Workplace Productivity

  • Productivity Per Sales Rep. Is productivity increasing, and is it holding as you hire more reps?
  • Employee Retention. Are employees engaged, and do they believe in the mission?

Customer Health

  • Gross Retention. Are customers churning? And if so, why?
  • NRR. Are customers renewing and buying more? And if NRR drags while GR remains high, what changes might you make to your business model?

Failing fast in action

As leaders in your company, you are responsible to your investors to take bold bets. At the same time, it’s also your job to understand if these bold bets have paid off—and, if not, what to do next.
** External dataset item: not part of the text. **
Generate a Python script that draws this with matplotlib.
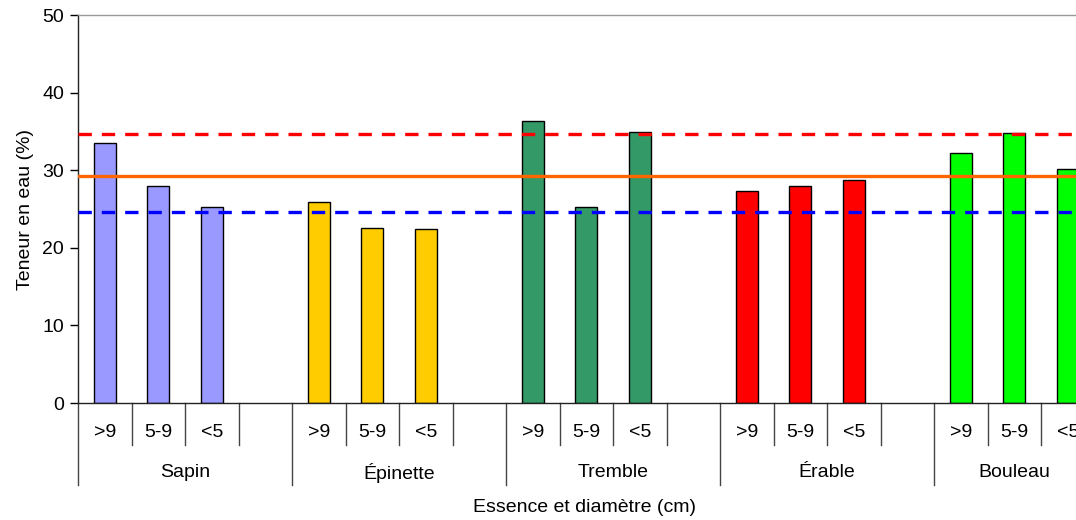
import matplotlib
matplotlib.use("Agg")
import matplotlib.pyplot as plt
import matplotlib.transforms as mtransforms

plt.rcParams['font.family'] = ['Liberation Sans', 'DejaVu Sans']

species = ["Sapin", "Épinette", "Tremble", "Érable", "Bouleau"]
diameters = [">9", "5-9", "<5"]
colors = ["#9999FF", "#FFCC00", "#339966", "#FF0000", "#00FF00"]

sapin = [33.5, 28.0, 25.3]
epinette = [25.9, 22.6, 22.4]
tremble = [36.4, 25.3, 34.9]
erable = [27.3, 28.0, 28.7]
bouleau = [32.2, 34.75, 30.2]
values = [sapin, epinette, tremble, erable, bouleau]

ref_high = 34.7   # red dashed
ref_mean = 29.25  # orange solid
ref_low = 24.6    # blue dashed

FS = 14

W, H = 1076, 520
slot_px = 53.5
slots_per_group = len(diameters) + 1          # three diameters + a blank spacer
n_slots = slots_per_group * len(species) - 1  # no spacer after the last group

fig = plt.figure(figsize=(W / 100, H / 100), dpi=100)
ax = fig.add_axes([78 / W, (H - 403) / H, n_slots * slot_px / W, 388 / H])

for g, (vals, col) in enumerate(zip(values, colors)):
    xs = [g * slots_per_group + i + 0.5 for i in range(len(vals))]
    ax.bar(xs, vals, width=0.42, color=col, edgecolor="black", linewidth=1.0, zorder=2)

ax.axhline(ref_high, color="#FF0000", lw=2.4, ls=(0, (4, 3)), zorder=3)
ax.axhline(ref_mean, color="#FF6600", lw=2.4, zorder=3)
ax.axhline(ref_low, color="#0000FF", lw=2.4, ls=(0, (4, 3)), zorder=3)

ax.set_xlim(0, n_slots)
ax.set_ylim(0, 50)
ax.set_yticks(range(0, 51, 10))
ax.tick_params(axis="y", direction="out", length=6, width=1, labelsize=FS, pad=4)
ax.set_xticks([])

for s in ["left", "bottom"]:
    ax.spines[s].set_color("#222222")
    ax.spines[s].set_linewidth(1.0)
ax.spines["top"].set_color("#999999")
ax.spines["top"].set_linewidth(1.0)
ax.spines["right"].set_visible(False)

ax.set_ylabel("Teneur en eau (%)", fontsize=FS, labelpad=6)

# two-level category axis
trans = mtransforms.blended_transform_factory(ax.transData, ax.transAxes)
short_y, long_y = -0.108, -0.211
for k in range(n_slots + 1):
    is_group_edge = k % slots_per_group == 0 or k == n_slots
    y_end = long_y if is_group_edge else short_y
    ax.plot([k, k], [0, y_end], color="#444444", lw=1.0, transform=trans, clip_on=False)

for g, name in enumerate(species):
    start = g * slots_per_group
    end = min(start + slots_per_group, n_slots)
    for i, d in enumerate(diameters):
        ax.text(start + i + 0.5, -0.077, d, transform=trans,
                ha="center", va="center", fontsize=FS)
    ax.text((start + end) / 2, -0.18, name, transform=trans,
            ha="center", va="center", fontsize=FS)

fig.text(585 / W, 1 - 508 / H, "Essence et diamètre (cm)", ha="center", va="center",
         fontsize=FS)

fig.savefig("out.png", dpi=100)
Chaplin offers these key pieces of advice:

  • Build a detailed operating model, and identify your leading indicators. List your assumptions: even if they aren’t right, it’s critical to measure against them.
  • Define what success looks like monthly and quarterly, and constantly measure against that plan. Don’t wait to see how you did in the first half of the year and whether you see the ‘green shoots’ (that is, signs of economic vitality during a downturn). 
  • Be decisive. Experiments can be great, of course—but they can also bleed your balance sheet if you’re not quick to shut them down when you see that they’ve gone awry.
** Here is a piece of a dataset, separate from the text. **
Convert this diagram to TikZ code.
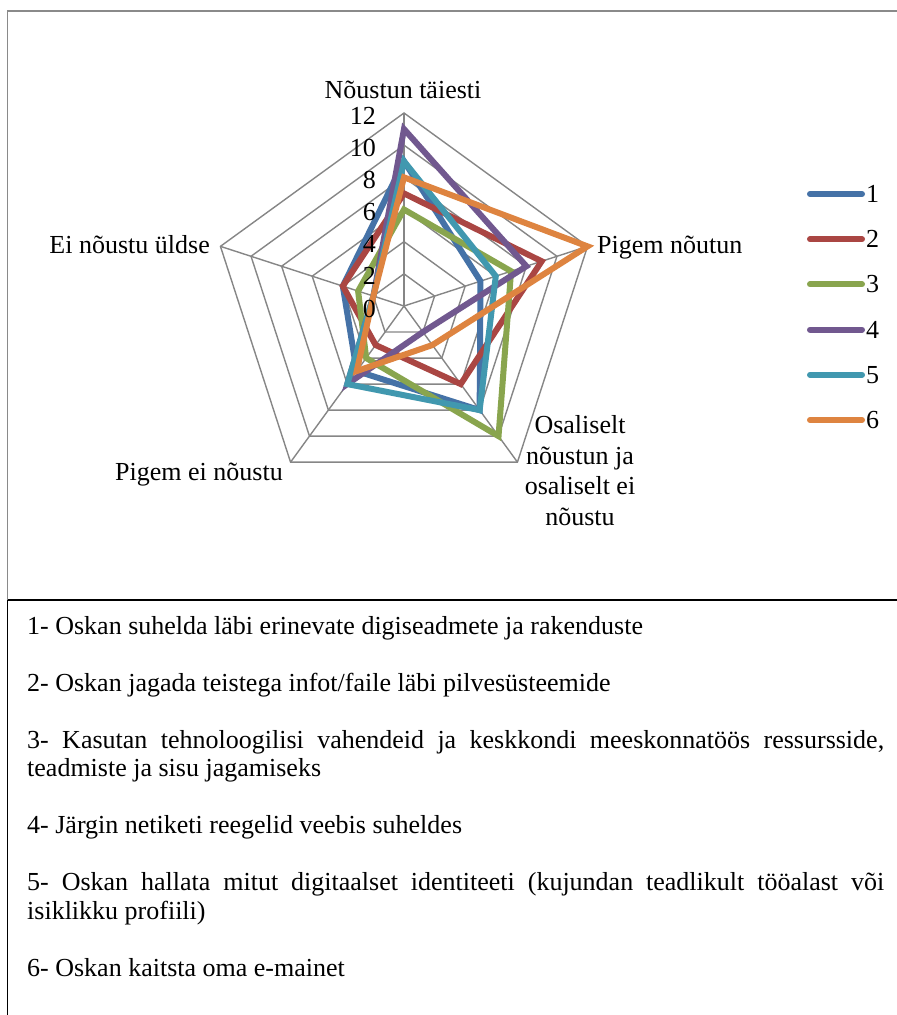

Live and die by the forecast

Developing a robust forecast is imperative for your future success. But as simple as that may sound, it’s often overlooked in the early stages of a business.

“Once you pick a methodology, you’ll see how accurate it is. And maybe you’ll have to change it. But even early on, while the stakes are lower, it will show you why it’s so valuable to build from the beginning.” – Dicken Chaplin, CFO at Laika

Once you’ve developed this forecast, however, you have to hold your sales accountable to itwhile also building the statistical ability to triangulate that forecast with metrics and data. Your data set may be small at first, but you can work to refine your forecast methodology. Over time, you’ll be able to accurately anticipate your sales numbers weeks in advance, if not quarters.

Finally, always look two to three quarters ahead. If you take the time to develop a sturdy and reliable forecast, those calculations will serve as the bedrock for your decisions going forward.

Key takeaways

SaaS companies are known for their bold bets in an evolving marketplace, but these risks rest on a bedrock of metrics and data. This is why companies can live and die by their forecast, which demands a robust operating model. And this model, in order to function, requires a strong operations and analytics team that can guide you through the ebbs and flows of your growth.